This post is by Sue.

Last Friday (12 June 2015) I was delighted to attend the DotComrade hackday at Mozilla London. This event brought together techies, activists, union organisers and makers to hack organised labour. The diversity of people in the room was a productive mix, with prototype applications developed during the day.

Check out inaugural DotComrade John Bevan’s thoughts on the hackday.

dotcomrade

DotComrade aims to reboot the labour movement, making tools that leverage technology to advance workers’ rights. Many of the projects people worked on last week focused on helping disenfranchised workers to organise and communicate. Of course technology, and in particular the open web, has the potential to revolutionise collective action, but it’s my feeling that open source practice can offer much more than tech to activism – I’d like to explore that here.

Open source software projects are developed by communities of people. These often large, diverse, globally networked groups unite around a common purpose. The organisations involved (for example Mozilla) are there – to a greater or lesser degree – to support the community’s work. The extent to which this is the case varies hugely from one project to another, but the key idea is a community acting collectively to serve a shared goal, with the responsible organisation providing an infrastructure in support of this effort.

These are not new ideas. From the labour movement to the civil rights movement, the notion of uniting often disparate groups of people on an issue or a desire for change is a tried and tested one. But for me it seems that the labour / trade union movements have lost their way, since they exclude many of the very people they were designed to support. The problem is not just that these movements have failed to use technology and the web effectively – they have also become entrenched in organising and management structures that are fundamentally exclusive, closed and ultimately alienating to the people who need them the most.

Openness offers a way forward

Open culture is about connecting to people and networks outside of your own. When we look at recent successful movements in workers’ activism, like the Fast Food campaign and Fight For 15, we see organising that is decentralised and open. Much of traditional activism, particularly in the trade union movement, expects participation in a small number of fixed ways, rather than supporting multiple types and routes of engagement, which is a tangible strength in the most effective open source communities.

The group I took part in at DotComrades asked: what are the practices in open source that can benefit activism? We came up with a rough design for an open template that could be used to begin any collaborative project, be it a campaign, a cooperative or even a new trade union.

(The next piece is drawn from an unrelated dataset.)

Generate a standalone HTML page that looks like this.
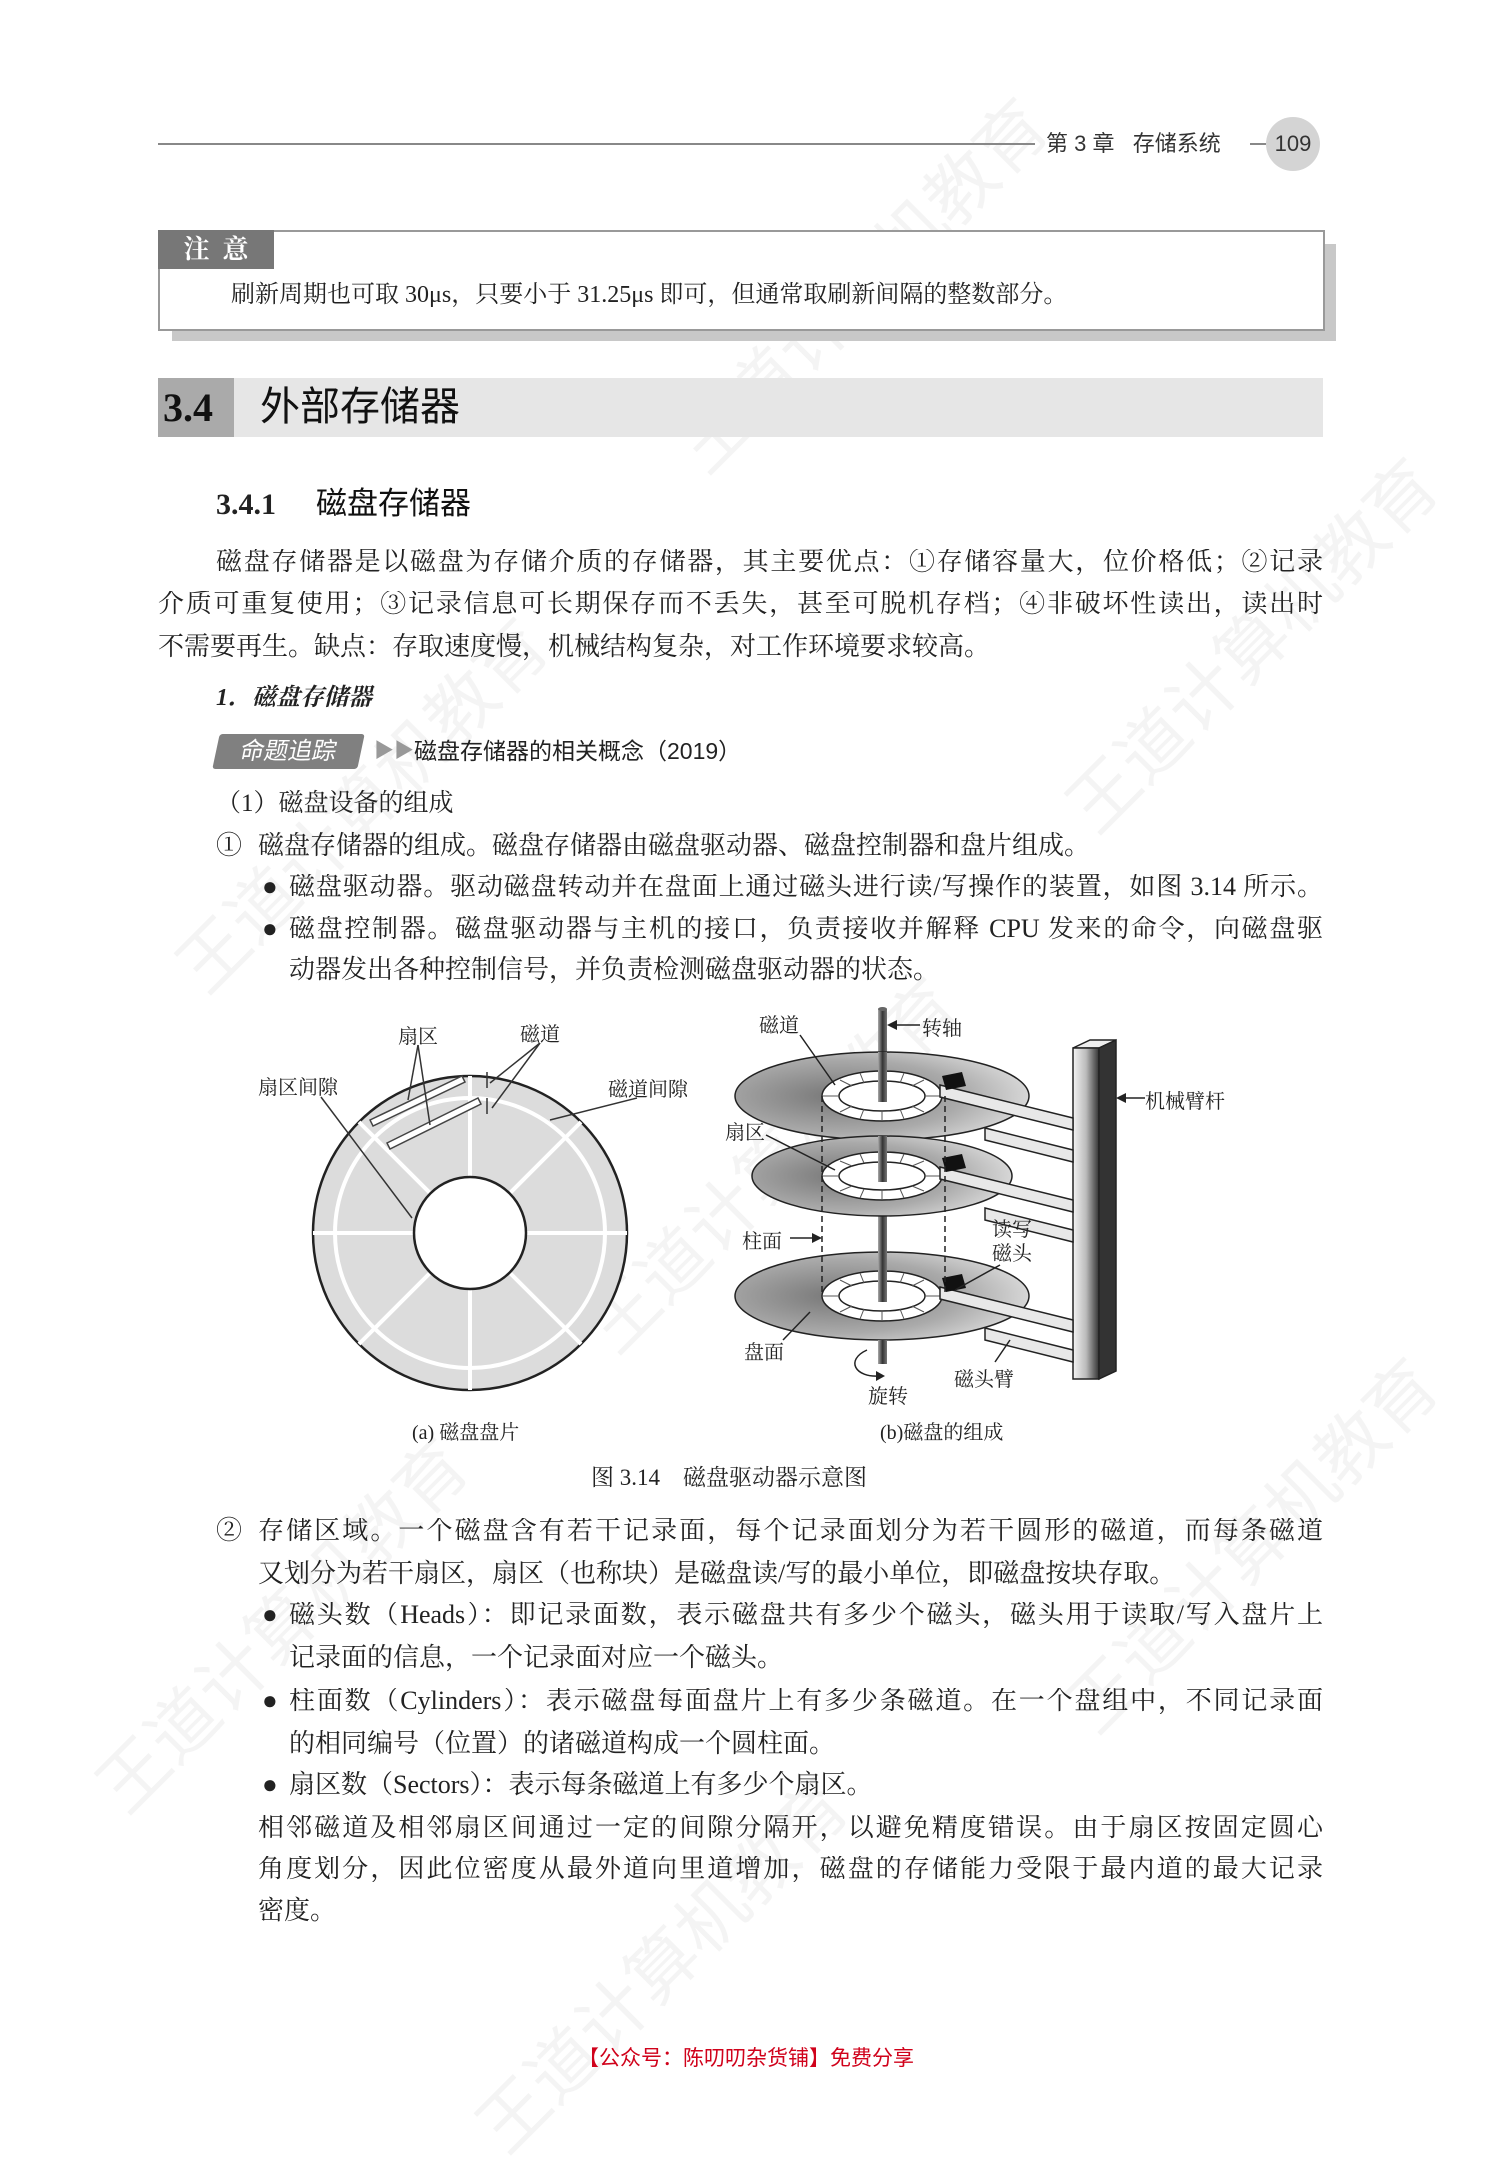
<!DOCTYPE html>
<html><head><meta charset="utf-8">
<style>
html,body{margin:0;padding:0;background:#fff;}
body{width:1503px;height:2095px;position:relative;overflow:hidden;font-family:"Liberation Serif","Noto Serif CJK SC",serif;color:#222;}
.a{position:absolute;white-space:nowrap;}
.t{position:absolute;font-size:26px;line-height:26px;height:26px;white-space:nowrap;}
.j{text-align:justify;text-align-last:justify;white-space:normal;overflow:hidden;}
.s{font-family:"Liberation Sans","Noto Sans CJK SC",sans-serif;}
.wm{position:absolute;font-family:"Liberation Sans","Noto Sans CJK SC",sans-serif;font-size:70px;color:rgba(0,0,0,0.045);transform:rotate(-45deg);transform-origin:left top;white-space:nowrap;}
.lab{font-size:20px;}
</style></head><body>

<!-- watermarks -->
<div class="wm" style="left:650px;top:420px;">王道计算机教育</div>
<div class="wm" style="left:1040px;top:780px;">王道计算机教育</div>
<div class="wm" style="left:150px;top:940px;">王道计算机教育</div>
<div class="wm" style="left:560px;top:1300px;">王道计算机教育</div>
<div class="wm" style="left:1040px;top:1680px;">王道计算机教育</div>
<div class="wm" style="left:70px;top:1760px;">王道计算机教育</div>
<div class="wm" style="left:450px;top:2100px;">王道计算机教育</div>

<!-- header -->
<div class="a" style="left:158px;top:143px;width:877px;height:2px;background:#888;"></div>
<div class="a s" style="left:1046px;top:131px;font-size:22px;line-height:26px;color:#333;">第 3 章&nbsp;&nbsp;&nbsp;存储系统</div>
<div class="a" style="left:1250px;top:143px;width:16px;height:2px;background:#888;"></div>
<div class="a s" style="left:1266px;top:117px;width:54px;height:54px;border-radius:50%;background:#d4d4d4;text-align:center;line-height:54px;font-size:22px;color:#333;">109</div>

<!-- note box -->
<div class="a" style="left:172px;top:244px;width:1164px;height:97px;background:#c8c8c8;"></div>
<div class="a" style="left:158px;top:230px;width:1163px;height:97px;background:#fff;border:2px solid #999;"></div>
<div class="a" style="left:158px;top:230px;width:116px;height:39px;background:#777;color:#fff;font-size:26px;line-height:39px;text-align:center;font-weight:bold;">注&nbsp;&nbsp;意</div>
<div class="t" style="left:231px;top:282px;font-size:24px;">刷新周期也可取 30μs，只要小于 31.25μs 即可，但通常取刷新间隔的整数部分。</div>

<!-- section 3.4 -->
<div class="a" style="left:158px;top:378px;width:1165px;height:59px;background:#e6e6e6;"></div>
<div class="a" style="left:158px;top:378px;width:76px;height:59px;background:#aaa;"></div>
<div class="a" style="left:163px;top:385px;font-size:40px;line-height:46px;font-weight:bold;color:#111;">3.4</div>
<div class="a s" style="left:260px;top:384px;font-size:40px;line-height:46px;color:#111;">外部存储器</div>

<div class="a" style="left:216px;top:488px;font-size:30px;line-height:34px;font-weight:bold;">3.4.1</div>
<div class="a s" style="left:316px;top:487px;font-size:31px;line-height:34px;color:#111;">磁盘存储器</div>

<div class="t j" style="left:216px;top:549px;width:1107px;">磁盘存储器是以磁盘为存储介质的存储器，其主要优点：①存储容量大，位价格低；②记录</div>
<div class="t j" style="left:158px;top:591px;width:1165px;">介质可重复使用；③记录信息可长期保存而不丢失，甚至可脱机存档；④非破坏性读出，读出时</div>
<div class="t" style="left:158px;top:634px;">不需要再生。缺点：存取速度慢，机械结构复杂，对工作环境要求较高。</div>

<div class="t" style="left:216px;top:685px;font-size:24px;font-weight:bold;font-style:italic;">1．磁盘存储器</div>

<div class="a s" style="left:216px;top:734px;width:145px;height:35px;background:#808080;color:#fff;font-size:24px;line-height:35px;text-align:center;transform:skewX(-12deg);border-radius:3px;">命题追踪</div>
<div class="a" style="left:374px;top:738px;font-size:20px;color:#999;line-height:26px;">▶▶</div>
<div class="a s" style="left:414px;top:738px;font-size:23px;line-height:26px;color:#222;">磁盘存储器的相关概念（2019）</div>

<div class="t" style="left:216px;top:791px;font-size:25px;">（1）磁盘设备的组成</div>
<div class="t" style="left:216px;top:833px;">①</div>
<div class="t" style="left:258px;top:833px;">磁盘存储器的组成。磁盘存储器由磁盘驱动器、磁盘控制器和盘片组成。</div>
<div class="t" style="left:262px;top:874px;">●</div>
<div class="t j" style="left:289px;top:874px;width:1034px;">磁盘驱动器。驱动磁盘转动并在盘面上通过磁头进行读/写操作的装置，如图 3.14 所示。</div>
<div class="t" style="left:262px;top:916px;">●</div>
<div class="t j" style="left:289px;top:916px;width:1034px;">磁盘控制器。磁盘驱动器与主机的接口，负责接收并解释 CPU 发来的命令，向磁盘驱</div>
<div class="t" style="left:289px;top:957px;">动器发出各种控制信号，并负责检测磁盘驱动器的状态。</div>

<!-- figure -->
<svg class="a" style="left:0;top:0;" width="1503" height="2095" viewBox="0 0 1503 2095">
<defs>
<radialGradient id="pg" cx="0.35" cy="0.5" r="0.7">
<stop offset="0" stop-color="#777"/><stop offset="0.6" stop-color="#aaa"/><stop offset="1" stop-color="#e0e0e0"/>
</radialGradient>
<linearGradient id="bar" x1="0" x2="1">
<stop offset="0" stop-color="#f4f4f4"/><stop offset="0.5" stop-color="#bbb"/><stop offset="1" stop-color="#333"/>
</linearGradient>
<linearGradient id="sp" x1="0" x2="1">
<stop offset="0" stop-color="#aaa"/><stop offset="0.5" stop-color="#333"/><stop offset="1" stop-color="#777"/>
</linearGradient>
</defs>
<!-- (a) disk -->
<circle cx="470" cy="1233" r="157" fill="#dcdcdc" stroke="#222" stroke-width="2.5"/>
<circle cx="470" cy="1233" r="135" fill="none" stroke="#fff" stroke-width="4"/>
<g stroke="#fff" stroke-width="4">
<line x1="470" y1="1076" x2="470" y2="1390"/>
<line x1="313" y1="1233" x2="627" y2="1233"/>
<line x1="359" y1="1122" x2="581" y2="1344"/>
<line x1="581" y1="1122" x2="359" y2="1344"/>
</g>
<circle cx="470" cy="1233" r="56" fill="#fff" stroke="#222" stroke-width="2.5"/>
<!-- sector arrows -->
<g stroke="#444" stroke-width="1.5" fill="#fff">
<polygon points="370,1120 462,1076 465,1082 373,1126"/>
<polygon points="387,1143 478,1098 481,1104 390,1149"/>
</g>
<g stroke="#333" stroke-width="1.5" fill="none">
<line x1="418" y1="1045" x2="408" y2="1100"/>
<line x1="418" y1="1045" x2="430" y2="1125"/>
<line x1="540" y1="1043" x2="490" y2="1083"/>
<line x1="540" y1="1043" x2="492" y2="1108"/>
<line x1="321" y1="1097" x2="412" y2="1218"/>
<line x1="637" y1="1098" x2="550" y2="1120"/>
</g>
<g stroke="#333" stroke-width="1.5">
<line x1="487" y1="1072" x2="487" y2="1088"/><line x1="487" y1="1098" x2="487" y2="1114"/>
</g>
<!-- (b) spindle -->
<rect x="878" y="1009" width="9" height="355" fill="url(#sp)"/>
<ellipse cx="882.5" cy="1009" rx="4.5" ry="2" fill="#666"/>
<!-- arm bar -->
<polygon points="1073,1048 1090,1040 1116,1040 1099,1048" fill="#eee" stroke="#222" stroke-width="1.5"/>
<rect x="1073" y="1048" width="26" height="331" fill="url(#bar)" stroke="#222" stroke-width="1.5"/>
<polygon points="1099,1048 1116,1040 1116,1371 1099,1379" fill="#333" stroke="#222" stroke-width="1.5"/>
<!-- platters -->
<g id="pl">
</g>
<g stroke="#222" stroke-width="1.5">
<!-- platter 1 -->
<ellipse cx="882" cy="1096" rx="147" ry="44" fill="url(#pg)"/>
<ellipse cx="882" cy="1096" rx="60" ry="25" fill="#fff"/>
<ellipse cx="882" cy="1096" rx="43" ry="15" fill="#fff"/>
<!-- platter 2 -->
<ellipse cx="882" cy="1176" rx="130" ry="40" fill="url(#pg)"/>
<ellipse cx="882" cy="1176" rx="60" ry="24" fill="#fff"/>
<ellipse cx="882" cy="1176" rx="43" ry="14" fill="#fff"/>
<!-- platter 3 -->
<ellipse cx="882" cy="1296" rx="147" ry="44" fill="url(#pg)"/>
<ellipse cx="882" cy="1296" rx="60" ry="25" fill="#fff"/>
<ellipse cx="882" cy="1296" rx="43" ry="15" fill="#fff"/>
</g>
<g stroke="#555" stroke-width="1">
<path d="M822,1096 L839,1096 M925,1096 L942,1096 M882,1071 L882,1081 M882,1111 L882,1121 M840,1080 L852,1086 M924,1080 L912,1086 M840,1112 L852,1106 M924,1112 L912,1106 M860,1073 L864,1083 M904,1073 L900,1083 M860,1119 L864,1109 M904,1119 L900,1109"/>
<path d="M822,1176 L839,1176 M925,1176 L942,1176 M882,1152 L882,1162 M882,1190 L882,1200 M840,1161 L852,1166 M924,1161 L912,1166 M840,1191 L852,1186 M924,1191 L912,1186 M860,1154 L864,1163 M904,1154 L900,1163 M860,1198 L864,1189 M904,1198 L900,1189"/>
<path d="M822,1296 L839,1296 M925,1296 L942,1296 M882,1271 L882,1281 M882,1311 L882,1321 M840,1280 L852,1286 M924,1280 L912,1286 M840,1312 L852,1306 M924,1312 L912,1306 M860,1273 L864,1283 M904,1273 L900,1283 M860,1319 L864,1309 M904,1319 L900,1309"/>
</g>
<!-- spindle on top through hubs -->
<rect x="878" y="1052" width="9" height="50" fill="url(#sp)"/>
<rect x="878" y="1136" width="9" height="46" fill="url(#sp)"/>
<rect x="878" y="1220" width="9" height="82" fill="url(#sp)"/>
<rect x="878" y="1340" width="9" height="24" fill="url(#sp)"/>
<!-- arms -->
<g stroke="#222" stroke-width="1.5" fill="#e8e8e8">
<polygon points="940,1085 1073,1118 1073,1130 940,1097"/>
<polygon points="985,1128 1073,1150 1073,1162 985,1140"/>
<polygon points="940,1167 1073,1200 1073,1212 940,1179"/>
<polygon points="985,1208 1073,1230 1073,1242 985,1220"/>
<polygon points="940,1287 1073,1320 1073,1332 940,1299"/>
<polygon points="985,1328 1073,1350 1073,1362 985,1340"/>
</g>
<g fill="#111">
<polygon points="942,1076 962,1072 966,1086 946,1090"/>
<polygon points="942,1158 962,1154 966,1168 946,1172"/>
<polygon points="942,1278 962,1274 966,1288 946,1292"/>
</g>
<!-- dashed cylinder lines -->
<g stroke="#222" stroke-width="1.5" stroke-dasharray="6,4">
<line x1="822" y1="1096" x2="822" y2="1296"/>
<line x1="945" y1="1096" x2="945" y2="1296"/>
</g>
<!-- leaders -->
<g stroke="#222" stroke-width="1.5" fill="none">
<line x1="800" y1="1035" x2="835" y2="1085"/>
<line x1="766" y1="1135" x2="835" y2="1170"/>
<line x1="790" y1="1238" x2="818" y2="1238"/>
<line x1="783" y1="1340" x2="810" y2="1312"/>
<line x1="1000" y1="1265" x2="955" y2="1290"/>
<line x1="995" y1="1362" x2="1010" y2="1340"/>
<line x1="920" y1="1025" x2="891" y2="1025"/>
<line x1="1145" y1="1098" x2="1118" y2="1098"/>
<path d="M867,1350 C845,1360 855,1378 880,1376"/>
</g>
<g fill="#222">
<polygon points="887,1025 897,1020 897,1030"/>
<polygon points="1116,1098 1126,1093 1126,1103"/>
<polygon points="822,1238 812,1233 812,1243"/>
<polygon points="885,1376 876,1371 876,1381"/>
</g>
</svg>

<div class="a lab" style="left:398px;top:1020px;">扇区</div>
<div class="a lab" style="left:520px;top:1018px;">磁道</div>
<div class="a lab" style="left:258px;top:1071px;">扇区间隙</div>
<div class="a lab" style="left:608px;top:1073px;">磁道间隙</div>
<div class="a lab" style="left:759px;top:1009px;">磁道</div>
<div class="a lab" style="left:922px;top:1012px;">转轴</div>
<div class="a lab" style="left:1145px;top:1085px;">机械臂杆</div>
<div class="a lab" style="left:725px;top:1116px;">扇区</div>
<div class="a lab" style="left:742px;top:1225px;">柱面</div>
<div class="a lab" style="left:992px;top:1218px;line-height:24px;white-space:normal;width:44px;">读写磁头</div>
<div class="a lab" style="left:744px;top:1336px;">盘面</div>
<div class="a lab" style="left:868px;top:1380px;">旋转</div>
<div class="a lab" style="left:954px;top:1363px;">磁头臂</div>
<div class="a lab" style="left:412px;top:1416px;">(a) 磁盘盘片</div>
<div class="a lab" style="left:880px;top:1416px;">(b)磁盘的组成</div>
<div class="a" style="left:591px;top:1465px;font-size:23px;line-height:26px;">图 3.14&nbsp;&nbsp;&nbsp;&nbsp;磁盘驱动器示意图</div>

<!-- part 2 -->
<div class="t" style="left:216px;top:1518px;">②</div>
<div class="t j" style="left:258px;top:1518px;width:1065px;">存储区域。一个磁盘含有若干记录面，每个记录面划分为若干圆形的磁道，而每条磁道</div>
<div class="t" style="left:258px;top:1561px;">又划分为若干扇区，扇区（也称块）是磁盘读/写的最小单位，即磁盘按块存取。</div>
<div class="t" style="left:262px;top:1602px;">●</div>
<div class="t j" style="left:289px;top:1602px;width:1034px;">磁头数（Heads）：即记录面数，表示磁盘共有多少个磁头，磁头用于读取/写入盘片上</div>
<div class="t" style="left:289px;top:1645px;">记录面的信息，一个记录面对应一个磁头。</div>
<div class="t" style="left:262px;top:1688px;">●</div>
<div class="t j" style="left:289px;top:1688px;width:1034px;">柱面数（Cylinders）：表示磁盘每面盘片上有多少条磁道。在一个盘组中，不同记录面</div>
<div class="t" style="left:289px;top:1731px;">的相同编号（位置）的诸磁道构成一个圆柱面。</div>
<div class="t" style="left:262px;top:1772px;">●</div>
<div class="t" style="left:289px;top:1772px;">扇区数（Sectors）：表示每条磁道上有多少个扇区。</div>
<div class="t j" style="left:258px;top:1815px;width:1065px;">相邻磁道及相邻扇区间通过一定的间隙分隔开，以避免精度错误。由于扇区按固定圆心</div>
<div class="t j" style="left:258px;top:1856px;width:1065px;">角度划分，因此位密度从最外道向里道增加，磁盘的存储能力受限于最内道的最大记录</div>
<div class="t" style="left:258px;top:1898px;">密度。</div>

<div class="a s" style="left:578px;top:2047px;font-size:21px;line-height:24px;color:#d0021b;">【公众号：陈叨叨杂货铺】免费分享</div>
</body></html>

We discussed what the elements in such a project might be – a model for collective decision-making, a policy structure and so on. By documenting this template openly, for example on a GitHub repo, anyone starting a new project could either use it out of the box or fork it, remixing its content to work in a particular context. Someone who has run a collaborative project and learned something problematic “the hard way”, could submit a “patch” to the template so that others benefit from what they have already learned.

Many of the successful movements in history have taken elements of other movements and remixed them in new contexts – this is open culture. The web gives us the ability to share learning and success between movements by openly documenting what we do and connecting to wider networks. By embracing open practice, we can build this remixability into our projects from the start, using accessible formats and structuring content in modular components others can pick and choose from.

Our belief with Hack Aye is that open ideology and the hacker ethic can extend participation in different areas of society to the diversity of people throughout the community. The trade unions certainly need a reboot, but I do feel that they still hold our best hope for the kind of social change that will deliver a more equal society – although they will only achieve that by supporting movements that stretch beyond their members (whose numbers are only going to continue to dwindle anyway).

Looking at the range and nature of emerging social movements, it really does feel like the web is changing activism in a powerful way. At the DotComrade hackday I met a load of creative people with a dynamic mix of skills and a real desire to use them to create change. This picture by Bryan Mathers says it better than I can (context – we had been talking about IndyRef):

Can’t wait to see what my fellow #dotcomrades do next.